The Food Standards Agency approved the move in June this year, which is aimed at cutting the number of babies born with conditions such as spina bifida.

But the government called for a further review of recent studies linking folic acid to colon cancer.

Writing in the Lancet, the doctors said there was no evidence of a connection.

Folic acid is a synthetic form of folate, a B vitamin found in a wide variety of foods including liver and green leafy vegetables.

The chief medical officer for England, Sir Liam Donaldson, sent a letter to the FSA in October to ask them to consider two recent studies on colon cancer and folic acid.

The issue has been delayed for many years, largely due to concerns which have turned out not to be well founded Professor Roger Bayston

One study had looked at the effects of folic acid supplements in the prevention of colorectal adenomas - a type of benign tumour.

According to Professor Roger Bayston, associate professor for surgical infection at Nottingham University, the study found no reduction in adenoma risk but neither did the researchers find an increase.

Professor Bayston, who is also chairman of the medical committee of the Association for Spina Bifida and Hydrocephalus, also criticised suggestions that folic acid fortification in 1998 in the US and in 1999 in Canada had led to a rise in cases of colon cancer.

A paper published earlier this year had raised the possibility of a link.

But cases of colon cancer began to rise before the introduction of folic acid into bread flour, he said.
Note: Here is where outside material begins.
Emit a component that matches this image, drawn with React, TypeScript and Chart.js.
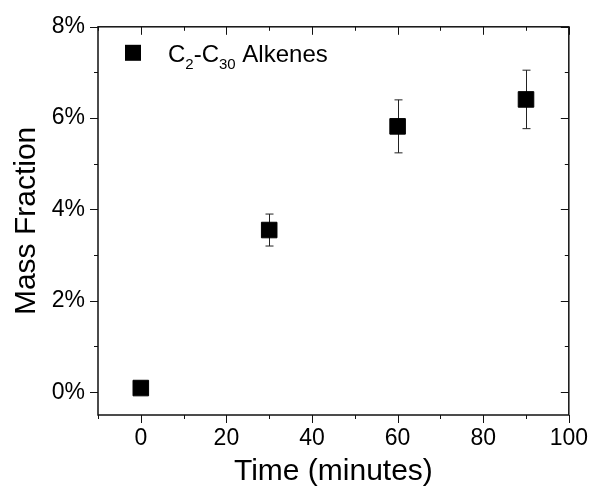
import React, { useEffect, useRef } from "react";
import { Chart, registerables } from "chart.js";

Chart.register(...registerables);

const TIMES = [0, 30, 60, 90];
const ALKENES = [0.09, 3.55, 5.82, 6.41];
const ALKENES_ERR = [0, 0.35, 0.58, 0.64];
const X_MAJOR = [0, 20, 40, 60, 80, 100];
const X_MINOR = [-10, 10, 30, 50, 70, 90];
const Y_MAJOR = [0, 2, 4, 6, 8];
const Y_MINOR = [1, 3, 5, 7];
const LEGEND_PARTS = [
  { t: "C", sub: false },
  { t: "2", sub: true },
  { t: "-C", sub: false },
  { t: "30", sub: true },
  { t: " Alkenes", sub: false },
];
const FONT = "'Liberation Sans', Arial, sans-serif";

const errorBars = {
  id: "errorBars",
  beforeDatasetsDraw(chart: any) {
    const { ctx, scales } = chart;
    const x = scales.x;
    const y = scales.y;
    ctx.save();
    ctx.strokeStyle = "#222";
    ctx.lineWidth = 1;
    TIMES.forEach((t, i) => {
      const e = ALKENES_ERR[i];
      if (!e) return;
      const px = Math.round(x.getPixelForValue(t)) + 0.5;
      const top = y.getPixelForValue(ALKENES[i] + e);
      const bot = y.getPixelForValue(ALKENES[i] - e);
      ctx.beginPath();
      ctx.moveTo(px, top);
      ctx.lineTo(px, bot);
      ctx.moveTo(px - 4, top);
      ctx.lineTo(px + 4, top);
      ctx.moveTo(px - 4, bot);
      ctx.lineTo(px + 4, bot);
      ctx.stroke();
    });
    ctx.restore();
  },
};

const frameTicks = {
  id: "frameTicks",
  afterDraw(chart: any) {
    const { ctx, chartArea: a, scales } = chart;
    const x = scales.x;
    const y = scales.y;
    ctx.save();
    ctx.strokeStyle = "#111";
    ctx.lineWidth = 1;
    const tick = (v: number, len: number, horiz: boolean) => {
      if (horiz) {
        const px = Math.round(x.getPixelForValue(v)) + 0.5;
        ctx.beginPath();
        ctx.moveTo(px, a.bottom);
        ctx.lineTo(px, a.bottom + len);
        ctx.moveTo(px, a.top);
        ctx.lineTo(px, a.top + len);
        ctx.stroke();
      } else {
        const py = Math.round(y.getPixelForValue(v)) + 0.5;
        ctx.beginPath();
        ctx.moveTo(a.left, py);
        ctx.lineTo(a.left - len, py);
        ctx.moveTo(a.right, py);
        ctx.lineTo(a.right - len, py);
        ctx.stroke();
      }
    };
    X_MAJOR.forEach((v) => tick(v, 8, true));
    X_MINOR.forEach((v) => tick(v, 4, true));
    Y_MAJOR.forEach((v) => tick(v, 8, false));
    Y_MINOR.forEach((v) => tick(v, 4, false));
    ctx.lineWidth = 1.5;
    ctx.strokeRect(a.left, a.top, a.right - a.left, a.bottom - a.top);

    // legend
    ctx.fillStyle = "#000";
    ctx.fillRect(a.left + 27, a.top + 18, 16, 16);
    let tx = a.left + 70;
    const base = a.top + 35;
    ctx.textBaseline = "alphabetic";
    ctx.textAlign = "left";
    LEGEND_PARTS.forEach((p) => {
      ctx.font = `${p.sub ? 15 : 24}px ${FONT}`;
      ctx.fillText(p.t, tx, p.sub ? base + 7 : base);
      tx += ctx.measureText(p.t).width;
    });
    ctx.restore();
  },
};

export default function App() {
  const ref = useRef<HTMLCanvasElement | null>(null);
  useEffect(() => {
    document.body.style.margin = "0";
    const chart = new Chart(ref.current as HTMLCanvasElement, {
      type: "scatter",
      data: {
        datasets: [
          {
            label: "C2-C30 Alkenes",
            data: TIMES.map((t, i) => ({ x: t, y: ALKENES[i] })),
            pointStyle: "rect",
            pointRadius: 11,
            pointHoverRadius: 11,
            backgroundColor: "#000",
            borderColor: "#000",
            borderWidth: 1,
          },
        ],
      },
      options: {
        animation: false,
        responsive: true,
        maintainAspectRatio: false,
        layout: { padding: { top: 24, right: 21, left: 0, bottom: 0 } },
        plugins: { legend: { display: false }, tooltip: { enabled: false } },
        scales: {
          x: {
            type: "linear",
            min: -10,
            max: 100,
            afterBuildTicks: (s: any) => {
              s.ticks = X_MAJOR.map((v) => ({ value: v }));
            },
            afterFit: (s: any) => {
              s.height = 78;
            },
            grid: { display: false, drawTicks: false },
            border: { display: false },
            ticks: {
              padding: 10,
              color: "#000",
              font: { family: FONT, size: 23 },
              maxRotation: 0,
              autoSkip: false,
            },
            title: {
              display: true,
              text: "Time (minutes)",
              color: "#000",
              font: { family: FONT, size: 30 },
              padding: { top: 0, bottom: 3 },
            },
          },
          y: {
            type: "linear",
            min: -0.5,
            max: 8,
            afterBuildTicks: (s: any) => {
              s.ticks = Y_MAJOR.map((v) => ({ value: v }));
            },
            afterFit: (s: any) => {
              s.width = 98;
            },
            grid: { display: false, drawTicks: false },
            border: { display: false },
            ticks: {
              padding: 13,
              color: "#000",
              font: { family: FONT, size: 23 },
              callback: (v: any) => `${v}%`,
            },
            title: {
              display: true,
              text: "Mass Fraction",
              color: "#000",
              font: { family: FONT, size: 30 },
              padding: { top: 8.5, bottom: 0 },
            },
          },
        },
      },
      plugins: [errorBars, frameTicks],
    });
    return () => chart.destroy();
  }, []);
  return (
    <div style={{ position: "relative", width: 598, height: 493, background: "#fff" }}>
      <canvas ref={ref} />
    </div>
  );
}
And there had been an increase in detection in the number of cancers in the late 1990s because of more widespread screening.

Confidence

"The FSA and the chief medical officer can be confident in recommending that the government introduce the mandatory fortification of flour," said Professor Bayston.

He added the experts on the FSA committee had already very carefully considered the issue of possible cancer risks before making their recommendations.

"The issue has been delayed for many years, largely due to concerns which have turned out not to be well founded."

A spokesperson for the FSA said they would be considering the studies in question at a meeting next month but that they had already looked at the preliminary results.

Claire Williamson, nutrition scientist at the British Nutrition Foundation, said: "It is of paramount importance that the benefits and risks are considered in detail, before any policy decision at the population level is made."

Mandatory fortification has already been introduced in the US, Canada and Chile, where it has cut birth defect rates by up to half.